İstanbullu- ların günlük yaşamlarıyla ilgili şikâyetlerine son zamanlarda bir yenisi eklendi: O da Suriyeli dilenciler...
Gün geçmiyor ki bu kentin sakinleri sokaklarda, metro girişlerinde dilenen çoluk-çocuklu Suriyeli mülteci ailelilerinden duydukları rahatsızlığı dile getirmesinler.
Bu sadece İstanbul’da görülen bir manzara değil tabii. Benzer durum Ankara dahil Türkiye’nin birçok kentinde de var. Hatta bununla bitmiyor, birçok ilde insanlar Suriyeli sığınmacıların sebep olduğu başka sorunlardan da şikâyetçiler: Mültecilerin ucuza çalışarak iş kapmaları, kiralar dahil fiyatların artması, suç oranının yükselmesi gibi...

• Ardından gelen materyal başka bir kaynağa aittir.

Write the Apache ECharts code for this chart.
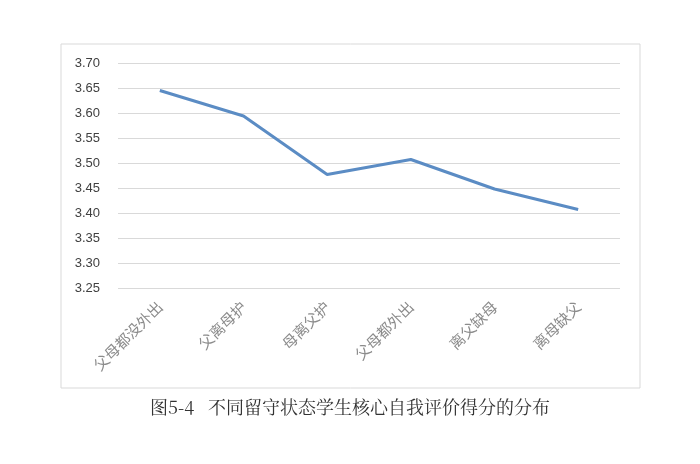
<!DOCTYPE html>
<html>
<head>
<meta charset="utf-8">
<script src="https://cdn.jsdelivr.net/npm/echarts@6/dist/echarts.min.js"></script>
<style>html,body{margin:0;padding:0;background:#fff}#chart{width:700px;height:464px}</style>
</head>
<body>
<div id="chart"></div>
<script>
const categories = ['父母都没外出', '父离母护', '母离父护', '父母都外出', '离父缺母', '离母缺父'];
const scores = [3.645, 3.594, 3.477, 3.507, 3.448, 3.407];
const pointLabels = ['3.65', '3.59', '3.48', '3.51', '3.45', '3.41'];

const chart = echarts.init(document.getElementById('chart'));
chart.setOption({
    backgroundColor: '#fff',
    animation: false,
    grid: { left: 118, right: 80, top: 63, bottom: 176 },
    graphic: [
        { type: 'rect', shape: { x: 61, y: 44, width: 579, height: 344 }, style: { fill: 'none', stroke: '#d9d9d9', lineWidth: 1 } },
        { type: 'text', left: 'center', top: 398, style: { text: '图5-4   不同留守状态学生核心自我评价得分的分布', font: '18px "Noto Serif CJK SC", "Noto Sans CJK SC", serif', fill: '#333' } }
    ],
    xAxis: {
        type: 'category',
        data: categories,
        axisLine: { show: false },
        axisTick: { show: false },
        axisLabel: { rotate: 45, color: '#8c8c8c', fontSize: 15, margin: 16, fontFamily: 'Noto Sans CJK SC' }
    },
    yAxis: {
        type: 'value',
        min: 3.25, max: 3.70, interval: 0.05,
        axisLine: { show: false },
        axisTick: { show: false },
        axisLabel: { color: '#404040', fontSize: 13, margin: 18, formatter: v => v.toFixed(2) },
        splitLine: { lineStyle: { color: '#d9d9d9' } }
    },
    series: [{
        type: 'line',
        data: scores,
        symbol: 'circle',
        symbolSize: 1,
        itemStyle: { color: '#5b8cc4', opacity: 0 },
        lineStyle: { color: '#5b8cc4', width: 3 },
        label: { show: true, position: 'top', distance: 12, color: '#404040', fontSize: 13, formatter: p => pointLabels[p.dataIndex] }
    }]
});
</script>
</body>
</html>
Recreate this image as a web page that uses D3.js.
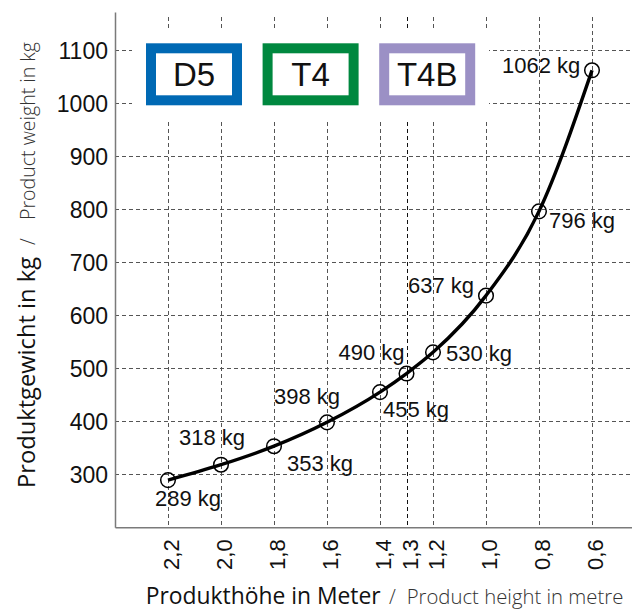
<!DOCTYPE html>
<html>
<head>
    <title>Produktgewicht</title>
    <meta charset="utf-8" />
    <script src="https://cdn.jsdelivr.net/npm/d3@7"></script>
    <style>
        body { margin: 0; background: #fff; }
        svg { display: block; }
    </style>
</head>
<body>
    <script>
        // product height (m) and weight (kg)
        var heights = [2.2, 2.0, 1.8, 1.6, 1.4, 1.3, 1.2, 1.0, 0.8, 0.6];
        var weights = [289, 318, 353, 398, 455, 490, 530, 637, 796, 1062];
        var yTicks = [300, 400, 500, 600, 700, 800, 900, 1000, 1100];
        var models = ["D5", "T4", "T4B"];
        var modelColors = ["#0069b4", "#00883f", "#9b90c5"];

        // where each value label sits relative to its point
        var labelOffsets = [
            [-13, 26], [-42, -20], [13, 25], [-53, -18], [3, 25],
            [-68, -14], [13, 9], [-78, -3], [10, 17], [-90, 3]
        ];

        var width = 632;
        var height = 611;

        var svg = d3.select("body")
            .append("svg")
            .attr("width", width)
            .attr("height", height);

        var x = d3.scaleLinear().domain([2.4, 0.4]).range([115, 645]);
        var y = d3.scaleLinear().domain([200, 1172]).range([527.3, 12]);

        var comma = function (v) { return v.toFixed(1).replace(".", ","); };

        // grid
        var grid = svg.append("g")
            .attr("stroke", "#555")
            .attr("stroke-width", 1)
            .attr("stroke-dasharray", "4,3");

        grid.selectAll(".hgrid").data(yTicks).enter()
            .append("line")
            .attr("x1", 115).attr("x2", width)
            .attr("y1", function (d) { return Math.round(y(d)) + 0.5; })
            .attr("y2", function (d) { return Math.round(y(d)) + 0.5; });

        grid.selectAll(".vgrid").data(heights).enter()
            .append("line")
            .attr("x1", function (d) { return Math.round(x(d)) + 0.5; })
            .attr("x2", function (d) { return Math.round(x(d)) + 0.5; })
            .attr("y1", 17).attr("y2", 527)
            .attr("stroke", function (d) { return d === 1.3 ? "#111" : null; });

        // axes
        var yAxis = d3.axisLeft(y).tickValues(yTicks).tickSize(0).tickPadding(7).tickFormat(d3.format("d"));
        var gy = svg.append("g").attr("transform", "translate(115,0)").call(yAxis);
        gy.select(".domain").attr("stroke", "#7a7a7a").attr("stroke-width", 1.5);
        gy.selectAll("text")
            .attr("font-family", "Liberation Sans, Arial, sans-serif")
            .attr("font-size", 23)
            .attr("fill", "#111")
            .attr("dy", "0.37em");

        var xAxis = d3.axisBottom(x).tickValues(heights).tickSize(0).tickFormat(comma);
        var gx = svg.append("g").attr("transform", "translate(0,527.3)").call(xAxis);
        gx.select(".domain").attr("stroke", "#7a7a7a").attr("stroke-width", 1.5);
        gx.selectAll("text")
            .attr("font-family", "Liberation Sans, Arial, sans-serif")
            .attr("font-size", 22)
            .attr("fill", "#111")
            .attr("text-anchor", "end")
            .attr("y", 0).attr("dy", 0)
            .attr("transform", "translate(10.5,12) rotate(-90)");

        // legend boxes on white ground
        svg.append("rect")
            .attr("x", 132).attr("y", 29)
            .attr("width", 357).attr("height", 91)
            .attr("fill", "#fff");

        var boxes = svg.selectAll(".model").data(models).enter()
            .append("g")
            .attr("class", "model")
            .attr("transform", function (d, i) { return "translate(" + (146 + i * 116.6) + ",43.3)"; });

        boxes.append("rect")
            .attr("x", 5).attr("y", 5)
            .attr("width", 86).attr("height", 52)
            .attr("fill", "#fff")
            .attr("stroke", function (d, i) { return modelColors[i]; })
            .attr("stroke-width", 10);

        boxes.append("text")
            .attr("x", 48).attr("y", 42.5)
            .attr("text-anchor", "middle")
            .attr("font-family", "Liberation Sans, Arial, sans-serif")
            .attr("font-size", 33)
            .attr("fill", "#111")
            .text(function (d) { return d; });

        // curve
        var points = heights.map(function (h, i) { return [h, weights[i]]; });

        var line = d3.line()
            .x(function (d) { return x(d[0]); })
            .y(function (d) { return y(d[1]); })
            .curve(d3.curveMonotoneX);

        svg.append("path")
            .datum(points.slice().reverse())
            .attr("d", line)
            .attr("fill", "none")
            .attr("stroke", "#000")
            .attr("stroke-width", 3.4);

        svg.selectAll(".pt").data(points).enter()
            .append("circle")
            .attr("cx", function (d) { return x(d[0]); })
            .attr("cy", function (d) { return y(d[1]); })
            .attr("r", 7.3)
            .attr("fill", "none")
            .attr("stroke", "#000")
            .attr("stroke-width", 1.5);

        svg.selectAll(".lbl").data(points).enter()
            .append("text")
            .attr("x", function (d, i) { return x(d[0]) + labelOffsets[i][0]; })
            .attr("y", function (d, i) { return y(d[1]) + labelOffsets[i][1]; })
            .attr("font-family", "Liberation Sans, Arial, sans-serif")
            .attr("font-size", 22)
            .attr("fill", "#111")
            .text(function (d) { return d[1] + " kg"; });

        // axis titles
        var xt = svg.append("text")
            .attr("x", 145.7).attr("y", 604)
            .attr("font-family", "Open Sans, sans-serif")
            .attr("fill", "#111");
        xt.append("tspan").attr("font-size", 23).attr("textLength", 235).attr("lengthAdjust", "spacingAndGlyphs")
            .text("Produkthöhe in Meter");
        xt.append("tspan").attr("x", 389).attr("font-size", 20).attr("font-weight", 300).attr("fill", "#333")
            .text("/");
        xt.append("tspan").attr("x", 406.7).attr("font-size", 21).attr("font-weight", 300).attr("fill", "#333")
            .attr("textLength", 216.6).attr("lengthAdjust", "spacingAndGlyphs")
            .text("Product height in metre");

        var yt = svg.append("text")
            .attr("transform", "translate(35,488) rotate(-90)")
            .attr("font-family", "Open Sans, sans-serif")
            .attr("fill", "#111");
        yt.append("tspan").attr("font-size", 23).attr("textLength", 231).attr("lengthAdjust", "spacingAndGlyphs")
            .text("Produktgewicht in kg");
        yt.append("tspan").attr("x", 243).attr("font-size", 20).attr("font-weight", 300).attr("fill", "#333")
            .text("/");
        yt.append("tspan").attr("x", 268).attr("font-size", 21).attr("font-weight", 300).attr("fill", "#333")
            .attr("textLength", 178).attr("lengthAdjust", "spacingAndGlyphs")
            .text("Product weight in kg");
    </script>
</body>
</html>
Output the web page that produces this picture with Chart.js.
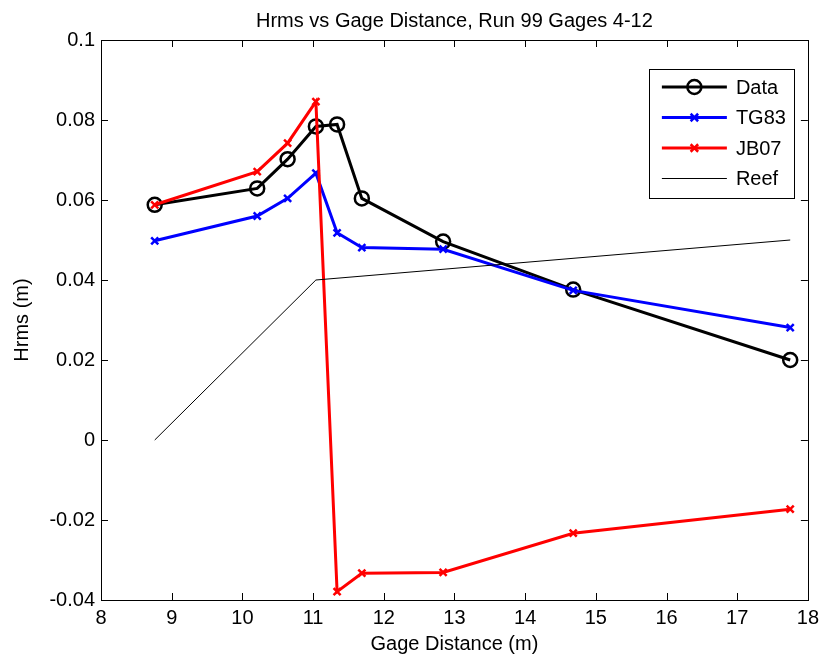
<!DOCTYPE html>
<html>
<head>
<meta charset="utf-8">
<script src="https://cdn.jsdelivr.net/npm/chart.js@4"></script>
<style>
    body { margin: 0; background: #fff; }
    #wrap { width: 825px; height: 658px; }
</style>
</head>
<body>
<div id="wrap"><canvas id="hrmsChart" width="825" height="658"></canvas></div>
<script>
// Gage positions (m)
const gageX = [8.76, 10.21, 10.64, 11.04, 11.34, 11.69, 12.84, 14.68, 17.75];
// Hrms values (m)
const dataHrms = [0.0588, 0.0629, 0.0702, 0.0784, 0.0789, 0.0604, 0.0496, 0.0376, 0.0200];
const tg83Hrms = [0.0498, 0.0560, 0.0604, 0.0667, 0.0518, 0.0481, 0.0477, 0.0374, 0.0281];
const jb07Hrms = [0.0588, 0.0671, 0.0742, 0.0846, -0.0379, -0.0333, -0.0331, -0.0233, -0.0173];
// Reef profile
const reefX = [8.76, 11.04, 17.75];
const reefY = [0, 0.04, 0.05];
// Axis ticks
const xTicks = [8, 9, 10, 11, 12, 13, 14, 15, 16, 17, 18];
const yTicks = [-0.04, -0.02, 0, 0.02, 0.04, 0.06, 0.08, 0.1];

const FONT = "'Liberation Sans', Arial, sans-serif";

function pairs(xs, ys) {
    return xs.map((x, i) => ({ x: x, y: ys[i] }));
}

// Box round the plot with MATLAB-style inward ticks
const boxPlugin = {
    id: "boxPlugin",
    afterDatasetsDraw(chart) {
        const { ctx, chartArea: a, scales } = chart;
        const len = 7;
        ctx.save();
        ctx.strokeStyle = "#000";
        ctx.lineWidth = 1;
        ctx.beginPath();
        xTicks.forEach((v) => {
            const px = Math.round(scales.x.getPixelForValue(v)) + 0.5;
            ctx.moveTo(px, a.bottom);
            ctx.lineTo(px, a.bottom - len);
            ctx.moveTo(px, a.top);
            ctx.lineTo(px, a.top + len);
        });
        yTicks.forEach((v) => {
            const py = Math.round(scales.y.getPixelForValue(v)) + 0.5;
            ctx.moveTo(a.left, py);
            ctx.lineTo(a.left + len, py);
            ctx.moveTo(a.right, py);
            ctx.lineTo(a.right - len, py);
        });
        ctx.stroke();
        ctx.strokeRect(Math.round(a.left) + 0.5, Math.round(a.top) + 0.5,
            Math.round(a.right - a.left), Math.round(a.bottom - a.top));
        ctx.restore();
    },
};

// Legend box in the top right corner
const legendPlugin = {
    id: "legendPlugin",
    afterDraw(chart) {
        const { ctx, chartArea: a } = chart;
        const w = 145, h = 129, rowH = 30.5;
        const x0 = a.right - 14 - w, y0 = a.top + 29;
        ctx.save();
        ctx.fillStyle = "#fff";
        ctx.fillRect(x0, y0, w, h);
        ctx.strokeStyle = "#000";
        ctx.lineWidth = 1;
        ctx.strokeRect(Math.round(x0) + 0.5, Math.round(y0) + 0.5, w, h);
        const order = [0, 1, 2, 3];
        order.forEach((di, i) => {
            const ds = chart.data.datasets[di];
            const cy = y0 + 18 + i * rowH;
            const lx0 = x0 + 13, lx1 = x0 + 78, mx = (lx0 + lx1) / 2;
            ctx.strokeStyle = ds.borderColor;
            ctx.lineWidth = ds.borderWidth;
            ctx.beginPath();
            ctx.moveTo(lx0, cy);
            ctx.lineTo(lx1, cy);
            ctx.stroke();
            if (ds.pointRadius > 0) {
                ctx.lineWidth = ds.pointBorderWidth;
                ctx.beginPath();
                if (ds.pointStyle === "circle") {
                    ctx.arc(mx, cy, ds.pointRadius, 0, Math.PI * 2);
                } else {
                    const r = ds.pointRadius * 0.75;
                    ctx.moveTo(mx - r, cy - r);
                    ctx.lineTo(mx + r, cy + r);
                    ctx.moveTo(mx - r, cy + r);
                    ctx.lineTo(mx + r, cy - r);
                }
                ctx.stroke();
            }
            ctx.fillStyle = "#000";
            ctx.font = "20px " + FONT;
            ctx.textBaseline = "middle";
            ctx.textAlign = "left";
            ctx.fillText(ds.label, x0 + 87, cy + 1);
        });
        ctx.restore();
    },
};

const ctx = document.getElementById("hrmsChart").getContext("2d");
const hrmsChart = new Chart(ctx, {
    type: "line",
    data: {
        datasets: [
            {
                label: "Data",
                data: pairs(gageX, dataHrms),
                borderColor: "#000000",
                borderWidth: 3,
                pointStyle: "circle",
                pointRadius: 7,
                pointBorderWidth: 2.5,
                pointBorderColor: "#000000",
                pointBackgroundColor: "rgba(0,0,0,0)",
                order: 3,
            },
            {
                label: "TG83",
                data: pairs(gageX, tg83Hrms),
                borderColor: "#0000ff",
                borderWidth: 3,
                pointStyle: "crossRot",
                pointRadius: 5,
                pointBorderWidth: 2.5,
                pointBorderColor: "#0000ff",
                order: 2,
            },
            {
                label: "JB07",
                data: pairs(gageX, jb07Hrms),
                borderColor: "#ff0000",
                borderWidth: 3,
                pointStyle: "crossRot",
                pointRadius: 5,
                pointBorderWidth: 2.5,
                pointBorderColor: "#ff0000",
                order: 1,
            },
            {
                label: "Reef",
                data: pairs(reefX, reefY),
                borderColor: "#000000",
                borderWidth: 1,
                pointRadius: 0,
                order: 0,
            },
        ],
    },
    options: {
        responsive: false,
        animation: false,
        devicePixelRatio: 1,
        layout: { padding: { left: 0, right: 17, top: 0, bottom: 0 } },
        elements: { line: { tension: 0, fill: false } },
        plugins: {
            legend: { display: false },
            tooltip: { enabled: false },
            title: {
                display: true,
                fullSize: false,
                text: "Hrms vs Gage Distance, Run 99 Gages 4-12",
                color: "#000",
                font: { family: FONT, size: 20, weight: "normal", lineHeight: 1.2 },
                padding: { top: 9, bottom: 7 },
            },
        },
        scales: {
            x: {
                type: "linear",
                min: 8,
                max: 18,
                afterFit(scale) { scale.height = 58; },
                afterBuildTicks(scale) { scale.ticks = xTicks.map((v) => ({ value: v })); },
                grid: { display: false, drawTicks: false },
                border: { display: false },
                ticks: {
                    color: "#000",
                    padding: 6,
                    maxRotation: 0,
                    font: { family: FONT, size: 20 },
                },
                title: {
                    display: true,
                    text: "Gage Distance (m)",
                    color: "#000",
                    font: { family: FONT, size: 20, lineHeight: 1.2 },
                    padding: { top: 0, bottom: 2 },
                },
            },
            y: {
                type: "linear",
                min: -0.04,
                max: 0.1,
                afterFit(scale) { scale.width = 101; },
                afterBuildTicks(scale) { scale.ticks = yTicks.map((v) => ({ value: v })); },
                grid: { display: false, drawTicks: false },
                border: { display: false },
                ticks: {
                    color: "#000",
                    padding: 6,
                    font: { family: FONT, size: 20 },
                    callback: (v) => String(+Number(v).toFixed(3)),
                },
                title: {
                    display: true,
                    text: "Hrms (m)",
                    color: "#000",
                    font: { family: FONT, size: 20, lineHeight: 1.2 },
                    padding: { top: 10, bottom: 0 },
                },
            },
        },
    },
    plugins: [boxPlugin, legendPlugin],
});
</script>
</body>
</html>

Suriyeli mülteciler sorunu ne yazık ki medyaya daha çok bu olumsuz yönleriyle yansıyor. Oysa bu sorunun ciddi şekilde incelenmesi gereken pek çok boyutu var.
* * *
Aslında, öncelikle sorulması gereken soru, halen Türkiye’de bulunan Suriyeli mültecilerin “geçici” mi, yoksa “kalıcı” mı olduklarıdır? Zira çözüm yollarını ona göre aramak gerekecek.
Önceki gün İstanbul’da gerçekleşen bir sivil toplum çalışması, bu soruya ışık tuttu. Friedrich Newmann Vakfı ve Avrupa Liberal Forumu’nun düzenlediği “Mülteci Krizi” başlıklı bir yuvarlak masa toplantısında yerli ve yabancı uzmanlarla katılımcılar bu meselenin çeşitli boyutlarını tartışmak fırsatını buldular.
Bu görüşmelerin odak noktasını Hacettepe Üniversitesi’nden Doçent Dr. Murat Erdoğan’ın, kapsamlı bir ankete dayalı sunumu oluşturdu.
Dr. Erdoğan’ın detaylı açıklamalarının en dikkat çekici noktası, Suriyeli mültecilerin Türkiye’de “kalıcı” olduklarına ilişkin görüştür.
Bu, sayıları 1.6 milyonu bulan Suriyeli sığınmacıların hepsinin Türkiye’de kalacağı anlamına gelmiyor. Suriye’de iç savaş bittikten ve düzen sağlandıktan sonra (kim bilir ne zaman), bu mültecilerin bir kısmı evlerine dönmek isteyecek. Bu arada Türkiye’deki mülteciler arasında Avrupa’ya göç etmek isteyenler de var.
Yani bu durumda şunu aklımıza koyalım ki Suriyeli mülteciler zaten savaş nedeniyle daha uzunca bir süre yurtlarına dönemeyecek, savaş bittikten sonra da çoğu da ülkemizde kalmayı tercih edecek.
* * *
Bu durumda Dr. Erdoğan’ın tespitleri ve değerlendirmelerinin ışığında Suriyeli mültecileri Türk toplumuna entegre etmenin yollarını aramak, bu yolda da şimdiden gereken adımları atmaya başlamak gerek.
Anket sonuçlarına göre, mültecilerin sadece yüzde 13’ü kamplarda kalıyorlar. (Yakalanan dilenciler de kamplara sevk ediliyorlar). Yani büyük çoğunluk, Türkiye’nin 72 iline dağılmış durumda. İstanbul’dakilerin sayısı 330.000’i buluyor. (Ama Antalya, Anamur gibi turizm bölgelerinde yerel makamlar işsiz sığınmacıların girişini yasaklıyor).
Suriyelilerin dağıldıkları illerde çalışabilmeleri ve yerleşik gelebilmeleri sorunun ekonomik yönünü oluşturuyor. Diğer önemli bir boyutu da çocukların eğitimi. Sığınmacıların yüzde 53’ü 18 yaşından küçük. Bunlara okul gerek. Yani mesele sadece “insani yardım” ile bitmiyor.
Çoğu kalıcı olacağına göre, Türkiye’nin nüfus yapısında önemli bir değişiklik oluyor demek. Ona göre entegrasyon stratejisini süratle belirlemek lazım.